● JOB:
Set the lines down again exactly, first line through the line that contains "8.8, 6.1, 3.0];", with no pictures.

● SUPPLIED DATA:
_ _ _
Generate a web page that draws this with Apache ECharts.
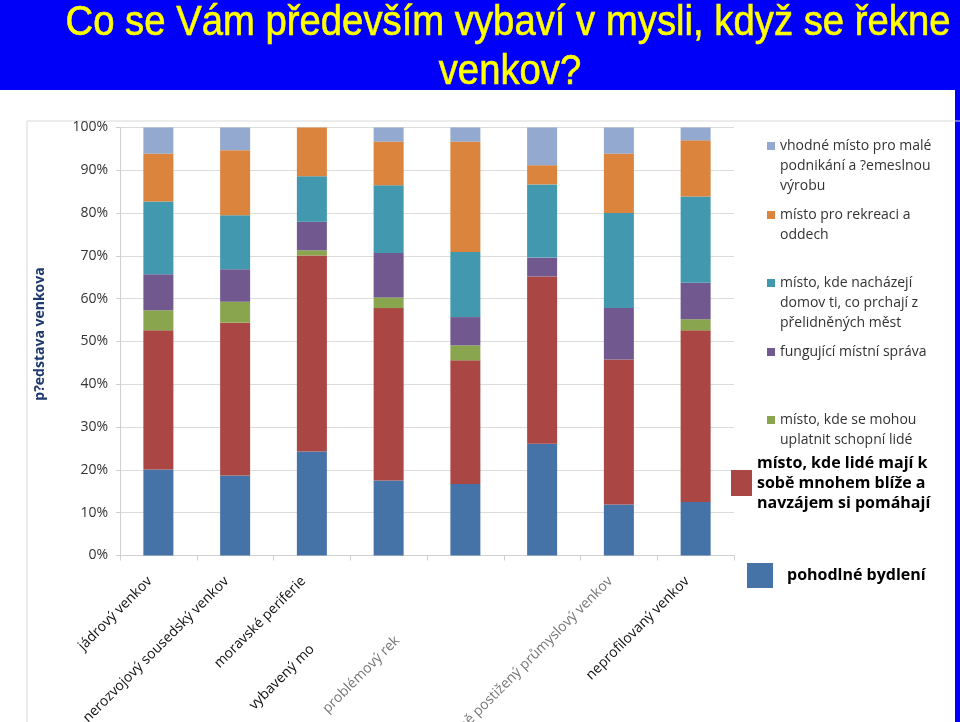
<!DOCTYPE html>
<html>
<head>
<meta charset="utf-8">
<script src="https://cdn.jsdelivr.net/npm/echarts@6/dist/echarts.min.js"></script>
<style>
  html, body { margin: 0; padding: 0; background: #0000fa; }
  #chart { width: 960px; height: 722px; }
</style>
</head>
<body>
<div id="chart"></div>
<script>
// kategorie (typy venkova)
var categories = ['jádrový venkov', 'nerozvojový sousedský venkov', 'moravské periferie',
  'vybavený mo', 'problémový rek', '', 'strukturálně postižený průmyslový venkov', 'neprofilovaný venkov'];

// hodnoty v %, odspodu nahoru
var bydleni    = [20.1, 18.7, 24.3, 17.5, 16.7, 26.1, 11.9, 12.5];
var blize      = [32.5, 35.7, 45.8, 40.3, 28.9, 39.1, 33.9, 40.1];
var schopni    = [4.7, 4.9, 1.2, 2.5, 3.5, 0, 0, 2.6];
var sprava     = [8.4, 7.6, 6.7, 10.4, 6.6, 4.4, 12.0, 8.5];
var domov      = [17.0, 12.6, 10.6, 15.8, 15.2, 17.1, 22.2, 20.2];
var rekreace   = [11.2, 15.2, 11.4, 10.2, 25.8, 4.5, 13.9, 13.1];
var podnikani  = [6.1, 5.3, 0, 3.3, 3.3, 8.8, 6.1, 3.0];

var seriesNames = [
  'pohodlné bydlení',
  'místo, kde lidé mají k sobě mnohem blíže a navzájem si pomáhají',
  'místo, kde se mohou uplatnit schopní lidé',
  'fungující místní správa',
  'místo, kde nacházejí domov ti, co prchají z přelidněných měst',
  'místo pro rekreaci a oddech',
  'vhodné místo pro malé podnikání a ?emeslnou výrobu'
];
var legendLines = [
  ['pohodlné bydlení'],
  ['místo, kde lidé mají k', 'sobě mnohem blíže a', 'navzájem si pomáhají'],
  ['místo, kde se mohou', 'uplatnit schopní lidé'],
  ['fungující místní správa'],
  ['místo, kde nacházejí', 'domov ti, co prchají z', 'přelidněných měst'],
  ['místo pro rekreaci a', 'oddech'],
  ['vhodné místo pro malé', 'podnikání a ?emeslnou', 'výrobu']
];
var values = [bydleni, blize, schopni, sprava, domov, rekreace, podnikani];
var yTicks = [0, 10, 20, 30, 40, 50, 60, 70, 80, 90, 100];
var titleLines = ['Co se Vám především vybaví v mysli, když se řekne', 'venkov?'];

var colors = ['#4572A7', '#AA4643', '#89A54E', '#71588F', '#4198AF', '#DB843D', '#93A9CF'];
var font = '"Open Sans", "Noto Sans", sans-serif';
var titleFont = '42px "Liberation Sans", sans-serif';

// titulek ve slajdu je uzsim pismem -> zuzit na sirku originalu
var cv = document.createElement('canvas').getContext('2d');
cv.font = titleFont;
var titleScale = 885 / cv.measureText(titleLines[0]).width;

var myChart = echarts.init(document.getElementById('chart'));

// male polozky legendy - ikona zarovnana s prvnim radkem
var LH = 20;
function smallLegend(i, left, firstLine) {
  var n = legendLines[i].length;
  return {
    data: [seriesNames[i]],
    left: left,
    top: firstLine - (2 * n - 1) * LH / 2,
    orient: 'vertical',
    padding: 0,
    itemWidth: 8,
    itemHeight: 8,
    icon: 'rect',
    selectedMode: false,
    formatter: function () {
      return new Array(n).join('\n') + legendLines[i].join('\n');
    },
    textStyle: { fontFamily: font, fontSize: 14, color: '#333', lineHeight: LH }
  };
}

var legends = [
  smallLegend(6, 767, 146),
  smallLegend(5, 767, 215),
  smallLegend(4, 767, 283),
  smallLegend(3, 767, 352),
  smallLegend(2, 767, 420),
  {
    data: [seriesNames[1]],
    left: 731, top: 448,
    padding: 0, itemWidth: 21, itemHeight: 26, icon: 'rect', selectedMode: false,
    formatter: function () { return legendLines[1].join('\n'); },
    textStyle: { fontFamily: font, fontSize: 16, fontWeight: 'bold', color: '#000', lineHeight: 20, padding: [10, 0, 0, 0] }
  },
  {
    data: [seriesNames[0]],
    left: 747, top: 561,
    padding: 0, itemWidth: 26, itemHeight: 25, icon: 'rect', selectedMode: false,
    formatter: function () { return legendLines[0].join('\n'); },
    textStyle: { fontFamily: font, fontSize: 16, fontWeight: 'bold', color: '#000', lineHeight: 20, padding: [0, 0, 9, 9] }
  }
];

// posun popisku (jako v originale)
var labelShift = { 3: 108, 4: 96 };
var labelFaded = { 4: true, 6: true };
var xData = categories.map(function (c, i) {
  return {
    value: c,
    textStyle: {
      padding: [0, labelShift[i] || 12, 0, 0],
      color: labelFaded[i] ? '#777' : '#111'
    }
  };
});

var series = seriesNames.map(function (name, i) {
  return {
    name: name,
    type: 'bar',
    stack: 'celkem',
    barWidth: 30,
    data: values[i],
    itemStyle: { color: colors[i] }
  };
});

myChart.setOption({
  backgroundColor: '#0000fa',
  animation: false,
  color: colors,
  graphic: [
    { type: 'rect', z: -100, shape: { x: 0, y: 90, width: 955, height: 632 }, style: { fill: '#fff' } },
    { type: 'rect', z: -99, shape: { x: 27, y: 121, width: 940, height: 640 }, style: { fill: 'none', stroke: '#d9d9d9', lineWidth: 1 } },
    { type: 'text', x: 508, y: 23, scaleX: titleScale, style: { text: titleLines[0], fill: '#ffff00',
      stroke: '#ffff00', lineWidth: 0.6, font: titleFont, textAlign: 'center', textVerticalAlign: 'middle' } },
    { type: 'text', x: 510, y: 72, scaleX: titleScale, style: { text: titleLines[1], fill: '#ffff00',
      stroke: '#ffff00', lineWidth: 0.6, font: titleFont, textAlign: 'center', textVerticalAlign: 'middle' } },
    { type: 'text', x: 40, y: 334, rotation: Math.PI / 2, style: { text: 'p?edstava venkova', fill: '#1F3A6E',
      font: 'bold 14px "Open Sans", sans-serif', textAlign: 'center', textVerticalAlign: 'middle' } }
  ],
  legend: legends,
  grid: { left: 120, right: 226, top: 127.5, bottom: 166.5, outerBoundsMode: 'none', containLabel: false },
  xAxis: {
    type: 'category',
    data: xData,
    axisLine: { lineStyle: { color: '#d0d0d0' } },
    axisTick: { show: true, length: 5, lineStyle: { color: '#d0d0d0' } },
    axisLabel: { interval: 0, rotate: 45, margin: 15, fontFamily: font, fontSize: 14 }
  },
  yAxis: {
    type: 'value',
    min: yTicks[0],
    max: yTicks[yTicks.length - 1],
    interval: 10,
    axisLine: { show: true, lineStyle: { color: '#d0d0d0' } },
    axisTick: { show: true, length: 4, lineStyle: { color: '#d0d0d0' } },
    splitLine: { lineStyle: { color: '#dcdcdc' } },
    axisLabel: { formatter: '{value}%', margin: 12, fontFamily: font, fontSize: 14, color: '#333' }
  },
  series: series
});
</script>
</body>
</html>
_ _ _
● WRITTEN RESPONSE:
Generate a web page that draws this with Apache ECharts.
<!DOCTYPE html>
<html>
<head>
<meta charset="utf-8">
<script src="https://cdn.jsdelivr.net/npm/echarts@6/dist/echarts.min.js"></script>
<style>
  html, body { margin: 0; padding: 0; background: #0000fa; }
  #chart { width: 960px; height: 722px; }
</style>
</head>
<body>
<div id="chart"></div>
<script>
// kategorie (typy venkova)
var categories = ['jádrový venkov', 'nerozvojový sousedský venkov', 'moravské periferie',
  'vybavený mo', 'problémový rek', '', 'strukturálně postižený průmyslový venkov', 'neprofilovaný venkov'];

// hodnoty v %, odspodu nahoru
var bydleni    = [20.1, 18.7, 24.3, 17.5, 16.7, 26.1, 11.9, 12.5];
var blize      = [32.5, 35.7, 45.8, 40.3, 28.9, 39.1, 33.9, 40.1];
var schopni    = [4.7, 4.9, 1.2, 2.5, 3.5, 0, 0, 2.6];
var sprava     = [8.4, 7.6, 6.7, 10.4, 6.6, 4.4, 12.0, 8.5];
var domov      = [17.0, 12.6, 10.6, 15.8, 15.2, 17.1, 22.2, 20.2];
var rekreace   = [11.2, 15.2, 11.4, 10.2, 25.8, 4.5, 13.9, 13.1];
var podnikani  = [6.1, 5.3, 0, 3.3, 3.3, 8.8, 6.1, 3.0];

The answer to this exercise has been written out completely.